For those who, during the ChoicePoint outcry, (see Secondary Screening) were critical of me for not supporting a notification law for companies who maintain databases of personal information I point you to a couple of facts. First, today’s news that tapes with the sensitive data of 4 million Americans are missing is just the latest in a huge string of cases of data being stolen from companies. When do we get to a point when these notifications cover so many millions of Americans and happen so frequently that people ignore them and therefore don’t justify the cost of a notification law?

So writes Dennis Bailey in “Notification Nonsense.” But what he doesn’t explain is why someone in favor of openness would favor allowing companies to make these mistakes in private. With greater openness, consumers could better judge what companies they want to patronize. So why oppose openness here?

4 comments on "The Open Society Paradox: Companies Have Privacy, You Don't"

  • “don’t justify the cost of a notification law”
    What are the social costs of a notification law? Does it trigger any innefficiencies at all?
    If people ignore notices of lost data (and it’s not clear what the most cost-effective thing to do upon recieving notice is) then notification at least imposes a (small) cost on the company. It also establishes a record to track truly irresponsible firms for [reputation/market signaling/liability] reasons.
    In fact, the only potential social cost I can come up with is that widespread notice might tempt some judge to establish lower standards in a civil action.

  • Adam says:

    I believe he’s talking about a fiscal cost, not a social one.

  • matt b says:

    Perhaps notification should be “pull” rather than “push”, like filing for a credit report (“privacy report”?). However, instances where there is evidence that personal information has been maliciously used should definitely require notification.
    I completely agree that receiving enough of these would make anyone either aloof or overly paranoid.

  • I appreciate Emergent Chaos trying to make sure I’m consistent in my positions by pointing out that opposing notification laws seems to represent an anti-openness view.
    For one, we both come from different starting points.
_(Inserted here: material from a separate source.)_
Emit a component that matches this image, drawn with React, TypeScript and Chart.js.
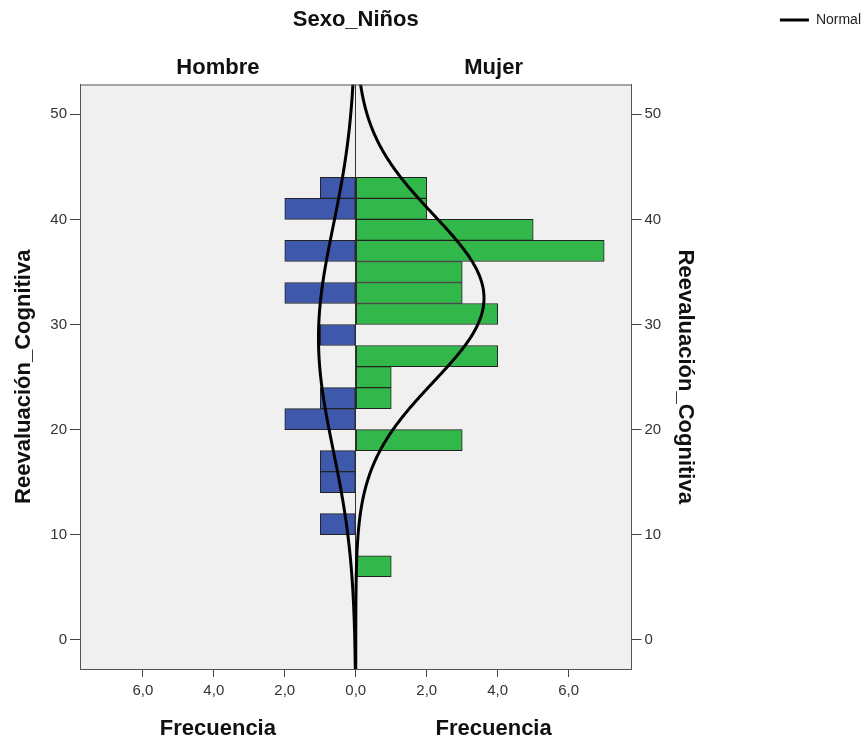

Just as the courts have pointed out, I believe that once your personal information is given to a third party, you no longer have control over it.
    Even if you had some say over it, as some specific laws have been written to allow to happen (e.g., GLBA) I believe that security measures are ultimately going to fail and information is going to make its way into the hands of thieves as long as it is valuable.
    Lastly, since personal information isn’t just controlled by a few large data aggregators, but thousands of companies in this country and many more overseas, any effort to secure or control (regulate) information will never be comprehensive enough or even possible.
    With all that said, I believe that the notification law would be a costly regulation that would provide very little value in solving the identity theft problem. For this I quote Bruce Schneier:
    “As more of these events occur, the press is less likely to report them. When there’s less noise in the press, there’s less public shaming. And when there’s less public shaming, the amount of money companies are willing to spend to avoid it goes down.”
    “This data loss has set a new bar for reporters. Data thefts affecting 50,000 individuals will no longer be news. They won’t be reported.”
    “The notification of individuals also has an attenuation effect. I know people in California who have a dozen notices about the loss of their personal data. When no identity theft follows, people start believing that it isn’t really a problem.”